Pioneer further argues that its amendment adding the "switching" limitation to claim 1 was not related to patentability because it was voluntary and was not offered to overcome any rejection, on prior art or otherwise. However, the mere fact that an amendment is voluntary does not shield it from prosecution history estoppel. Amgen Inc. v. Hoechst Marion Roussel, Inc., 314 F.3d 1313, 1345, 65 USPQ2d 1385, 1408-09 (Fed.Cir.2003).
We therefore conclude that Pioneer has failed to meet its burden of establishing a reason unrelated to patentability for its amendment. Our own examination of the prosecution history convinces us that the amendment was made to avoid prior art, the classic basis for the application of prosecution history estoppel. See Warner-Jenkinson, 520 U.S. at 30-31, 117 S.Ct. 1040; see also Sextant Avionique, S.A. v. Analog Devices, Inc., 172 F.3d 817, 826, 49 USPQ2d 1865, 1871 (Fed.Cir.1999) (citing Bai v. L & L Wings, Inc., 160 F.3d 1350, 1355, 48 USPQ2d 1674, 1677 (Fed.Cir. 1998)) (substantive changes to a claim that clearly respond to an examiner's rejection of that claim as unpatentable over prior art give rise to prosecution history estoppel).
The prosecution history shows that the examiner rejected claims 1-5 and 8-9 in light of the Carpenter reference, which disclosed a power supply containing a nonswitching multiplier. Pioneer amended claim 1 to include a switching analog multiplier, which distinguished the '366 invention over Carpenter. Therefore, the addition of this limitation was made to avoid prior art.
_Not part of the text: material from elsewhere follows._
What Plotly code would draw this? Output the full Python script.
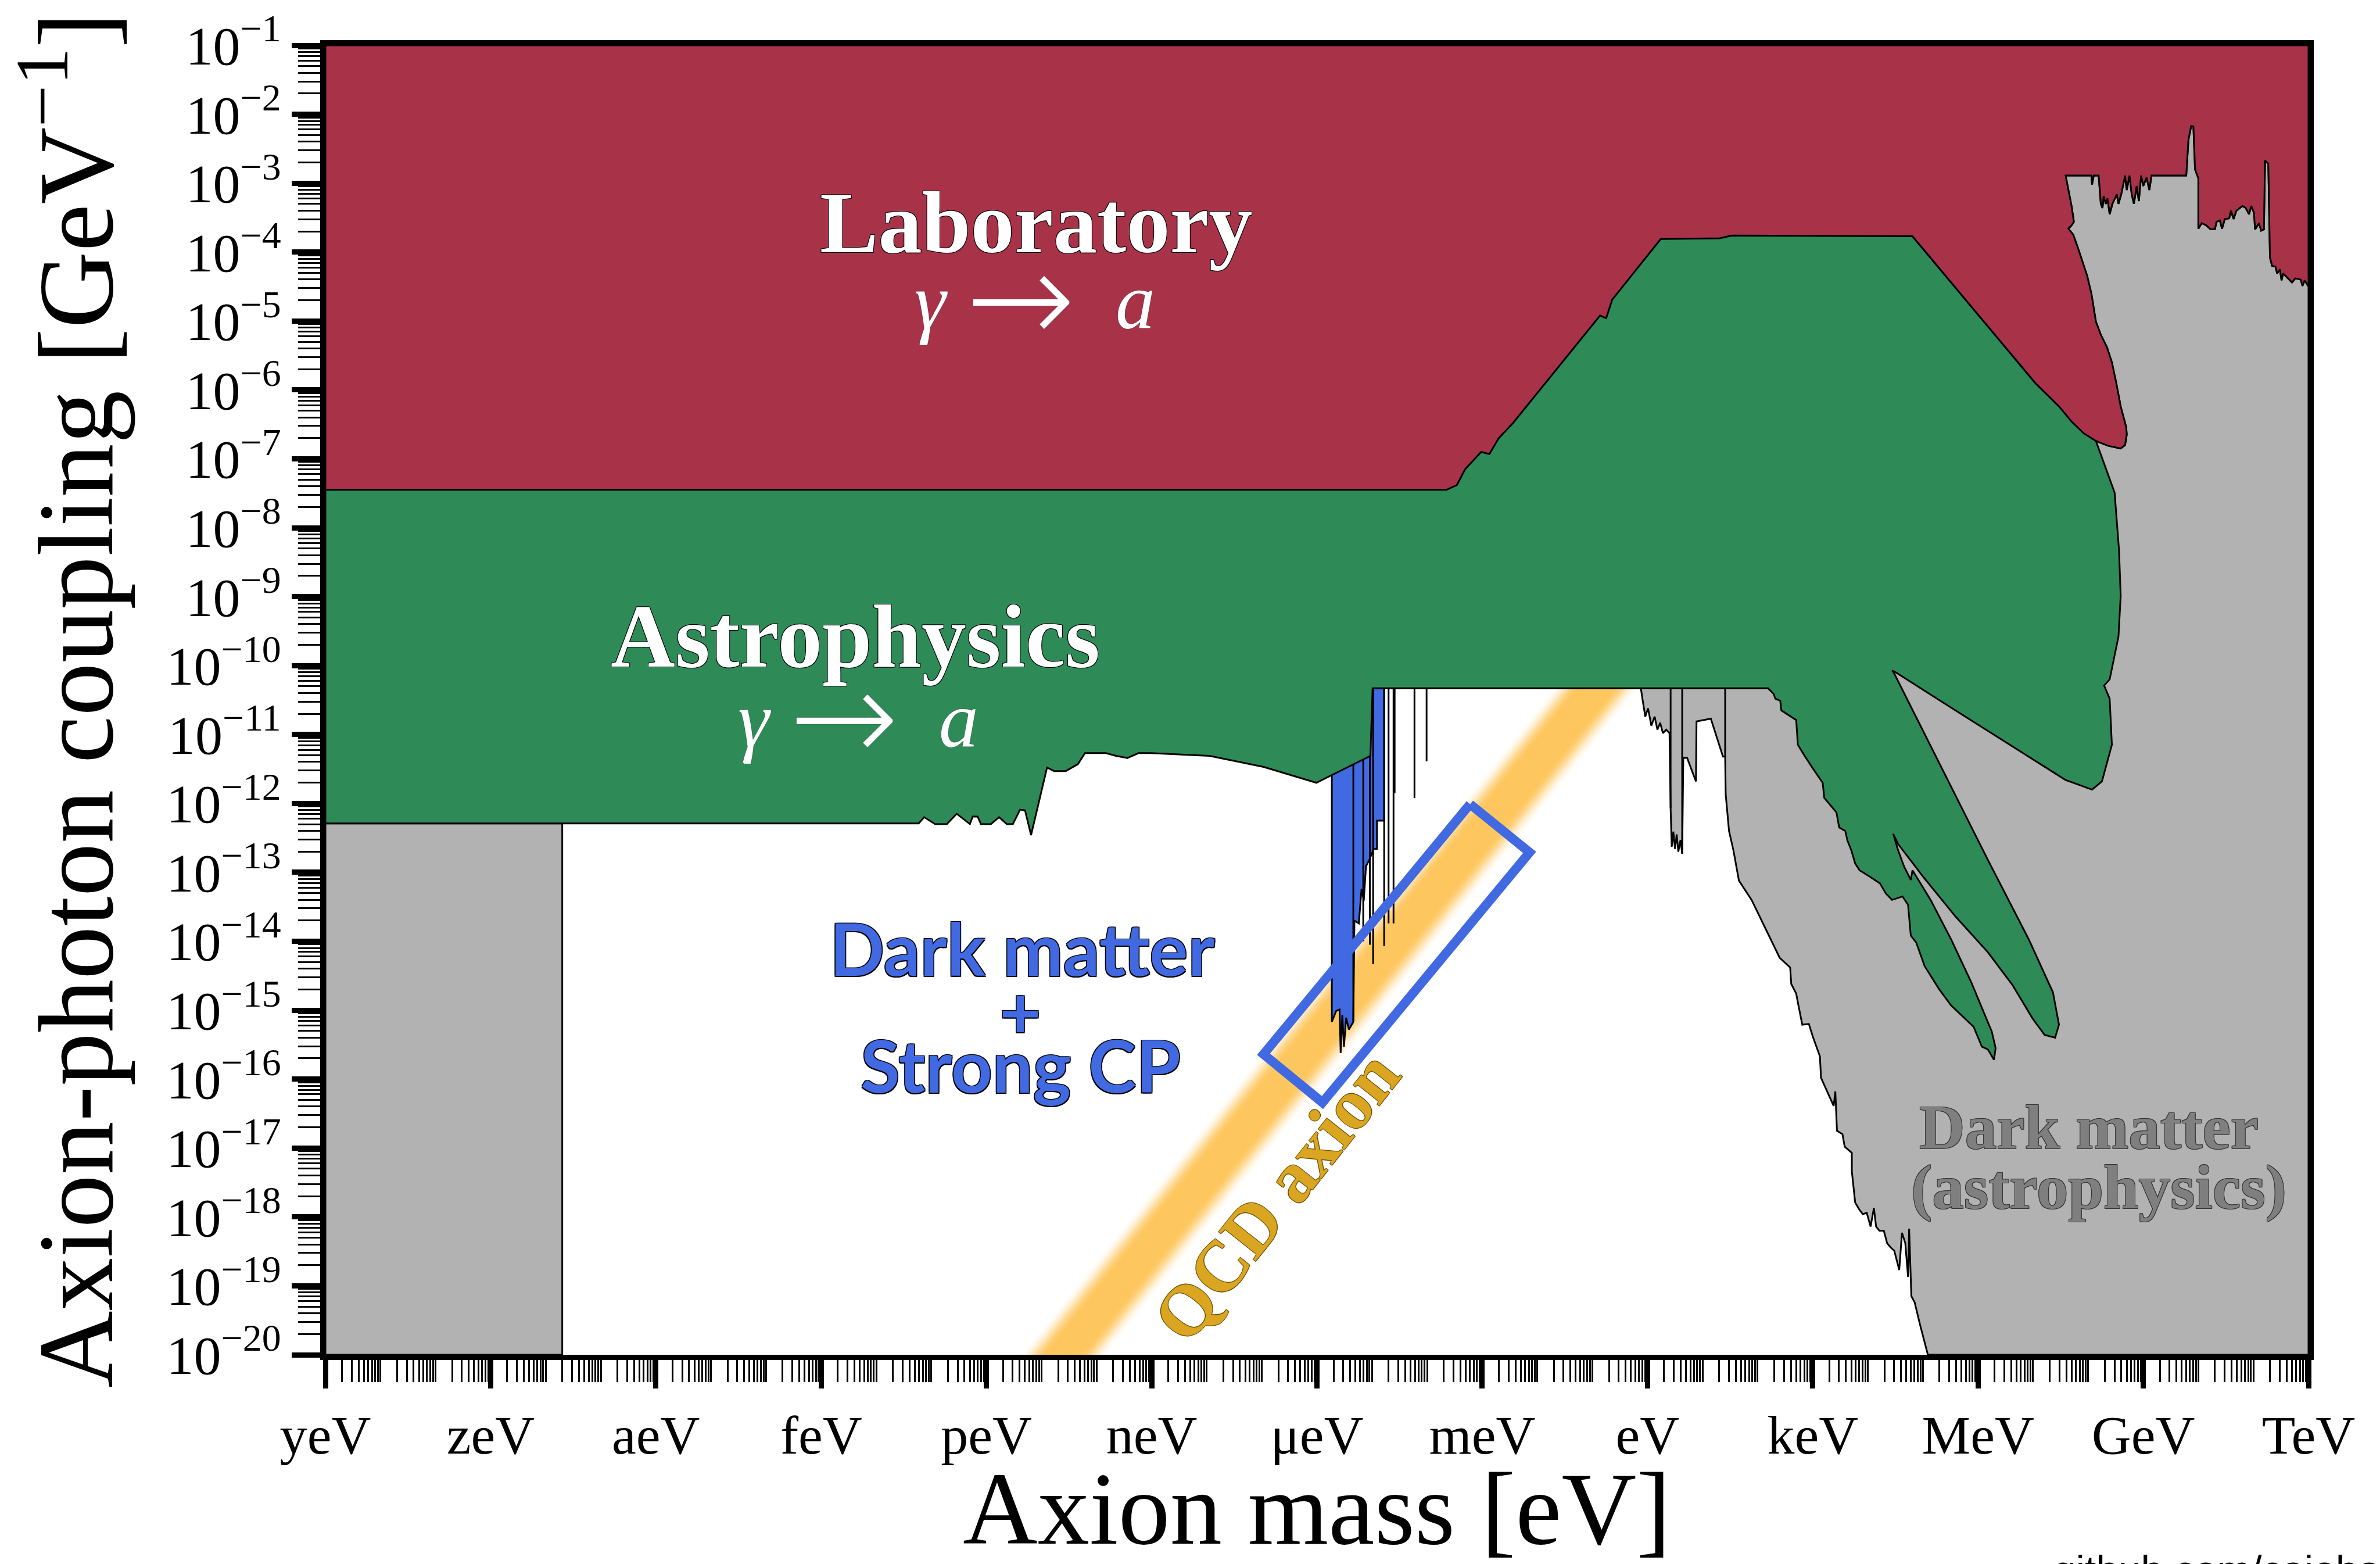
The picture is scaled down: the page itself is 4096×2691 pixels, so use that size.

Having concluded that the district court properly determined that there had been a narrowing amendment for a substantial reason related to patentability, we next turn to whether Pioneer can overcome the presumption that it has surrendered the equivalent in question. The Supreme Court held that the presumption can be overcome if "[t]he equivalent [was] unforeseeable at the time of the application; the rationale underlying the amendment [bears] no more than a tangential relation to the equivalent in question; or there [was] some other reason suggesting that the patentee could not reasonably be expected to have described the insubstantial substitute in question." Festo, 535 U.S. at 739, 122 S.Ct. at 1842, 152 L.Ed.2d 944. As noted, the Carpenter reference discloses a non-switching multiplier circuit. Therefore, a non-switching circuit was known in the art and would have been foreseeable at the time of the amendment. The amendment was clearly not tangential to the equivalent in question; the amendment was made to avoid the very prior art that contained the equivalent. And given the equivalent's presence in the prior art cited against the patentee during prosecution, there can be no other reason the patentee could not have described the substitute in question.
Therefore, Pioneer is estopped from arguing that a non-switching multiplier circuit is equivalent to the switching multiplier circuit limitation of the claims in the '366 patent. As the parties have recognized, the determination of these issues is dispositive. It is therefore unnecessary to reach the remainder of the issues briefed by the parties.
Accordingly, the judgment of the United States District Court for the Central District of California is affirmed.